Directions: Begin with the first line below and retype each line exactly through the line containing "(title) at (420,145)". Any pictures are to be left out.
---+---
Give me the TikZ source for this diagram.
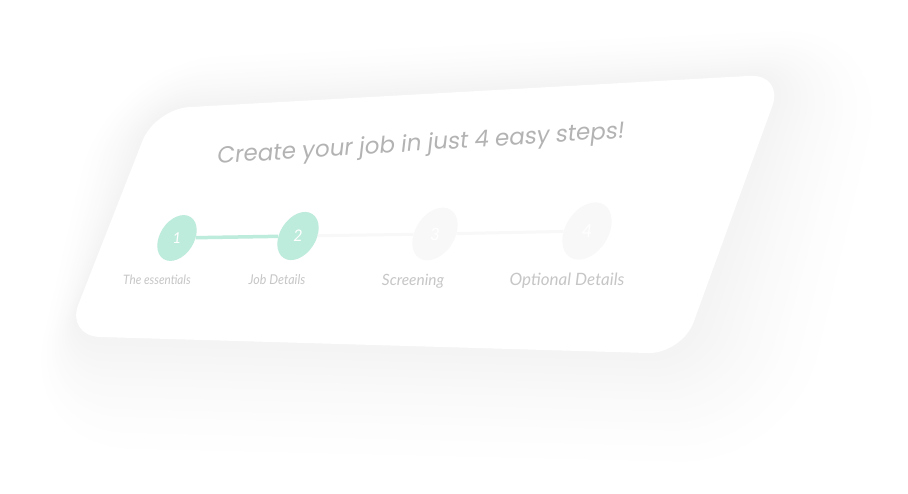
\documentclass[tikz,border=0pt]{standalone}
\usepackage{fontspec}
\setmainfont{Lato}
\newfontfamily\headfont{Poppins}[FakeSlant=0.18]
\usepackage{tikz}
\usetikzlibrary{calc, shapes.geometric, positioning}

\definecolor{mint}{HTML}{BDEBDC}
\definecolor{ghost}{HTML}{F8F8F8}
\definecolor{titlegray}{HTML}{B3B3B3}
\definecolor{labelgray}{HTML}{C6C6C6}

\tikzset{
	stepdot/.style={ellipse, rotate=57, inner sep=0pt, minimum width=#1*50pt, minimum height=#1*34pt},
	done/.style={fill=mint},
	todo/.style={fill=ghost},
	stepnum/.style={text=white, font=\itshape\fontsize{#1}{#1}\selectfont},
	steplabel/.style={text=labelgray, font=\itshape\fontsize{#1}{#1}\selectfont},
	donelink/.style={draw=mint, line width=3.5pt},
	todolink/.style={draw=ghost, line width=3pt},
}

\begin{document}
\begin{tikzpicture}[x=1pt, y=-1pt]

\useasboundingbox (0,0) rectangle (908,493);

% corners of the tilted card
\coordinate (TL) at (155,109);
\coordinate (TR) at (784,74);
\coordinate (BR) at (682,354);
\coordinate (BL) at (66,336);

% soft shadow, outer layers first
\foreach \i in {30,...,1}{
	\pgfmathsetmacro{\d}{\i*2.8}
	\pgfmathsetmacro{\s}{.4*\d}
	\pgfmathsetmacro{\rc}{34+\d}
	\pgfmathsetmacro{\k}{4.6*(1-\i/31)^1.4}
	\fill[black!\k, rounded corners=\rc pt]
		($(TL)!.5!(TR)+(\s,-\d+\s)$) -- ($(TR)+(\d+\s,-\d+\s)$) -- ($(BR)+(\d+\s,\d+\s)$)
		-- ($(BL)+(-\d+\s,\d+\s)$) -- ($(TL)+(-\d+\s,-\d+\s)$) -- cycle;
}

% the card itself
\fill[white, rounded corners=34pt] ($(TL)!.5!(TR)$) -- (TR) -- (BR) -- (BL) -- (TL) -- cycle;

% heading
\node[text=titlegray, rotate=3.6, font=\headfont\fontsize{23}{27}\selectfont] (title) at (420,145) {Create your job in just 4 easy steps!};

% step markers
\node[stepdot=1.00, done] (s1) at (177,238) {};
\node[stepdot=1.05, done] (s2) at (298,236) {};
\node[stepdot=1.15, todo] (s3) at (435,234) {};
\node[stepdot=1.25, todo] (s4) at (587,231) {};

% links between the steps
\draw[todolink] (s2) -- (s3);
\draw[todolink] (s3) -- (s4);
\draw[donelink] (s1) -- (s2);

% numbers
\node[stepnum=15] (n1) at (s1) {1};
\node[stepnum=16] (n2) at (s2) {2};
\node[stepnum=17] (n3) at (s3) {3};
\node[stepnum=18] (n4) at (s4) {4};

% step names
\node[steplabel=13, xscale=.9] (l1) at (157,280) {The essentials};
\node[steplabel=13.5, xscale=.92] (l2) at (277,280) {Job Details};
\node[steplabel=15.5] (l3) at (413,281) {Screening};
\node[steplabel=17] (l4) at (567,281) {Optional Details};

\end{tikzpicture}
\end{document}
---+---
Output for this exercise:
Give me the TikZ source for this diagram.
\documentclass[tikz,border=0pt]{standalone}
\usepackage{fontspec}
\setmainfont{Lato}
\newfontfamily\headfont{Poppins}[FakeSlant=0.18]
\usepackage{tikz}
\usetikzlibrary{calc, shapes.geometric, positioning}

\definecolor{mint}{HTML}{BDEBDC}
\definecolor{ghost}{HTML}{F8F8F8}
\definecolor{titlegray}{HTML}{B3B3B3}
\definecolor{labelgray}{HTML}{C6C6C6}

\tikzset{
	stepdot/.style={ellipse, rotate=57, inner sep=0pt, minimum width=#1*50pt, minimum height=#1*34pt},
	done/.style={fill=mint},
	todo/.style={fill=ghost},
	stepnum/.style={text=white, font=\itshape\fontsize{#1}{#1}\selectfont},
	steplabel/.style={text=labelgray, font=\itshape\fontsize{#1}{#1}\selectfont},
	donelink/.style={draw=mint, line width=3.5pt},
	todolink/.style={draw=ghost, line width=3pt},
}

\begin{document}
\begin{tikzpicture}[x=1pt, y=-1pt]

\useasboundingbox (0,0) rectangle (908,493);

% corners of the tilted card
\coordinate (TL) at (155,109);
\coordinate (TR) at (784,74);
\coordinate (BR) at (682,354);
\coordinate (BL) at (66,336);

% soft shadow, outer layers first
\foreach \i in {30,...,1}{
	\pgfmathsetmacro{\d}{\i*2.8}
	\pgfmathsetmacro{\s}{.4*\d}
	\pgfmathsetmacro{\rc}{34+\d}
	\pgfmathsetmacro{\k}{4.6*(1-\i/31)^1.4}
	\fill[black!\k, rounded corners=\rc pt]
		($(TL)!.5!(TR)+(\s,-\d+\s)$) -- ($(TR)+(\d+\s,-\d+\s)$) -- ($(BR)+(\d+\s,\d+\s)$)
		-- ($(BL)+(-\d+\s,\d+\s)$) -- ($(TL)+(-\d+\s,-\d+\s)$) -- cycle;
}

% the card itself
\fill[white, rounded corners=34pt] ($(TL)!.5!(TR)$) -- (TR) -- (BR) -- (BL) -- (TL) -- cycle;

% heading
\node[text=titlegray, rotate=3.6, font=\headfont\fontsize{23}{27}\selectfont] (title) at (420,145) {Create your job in just 4 easy steps!};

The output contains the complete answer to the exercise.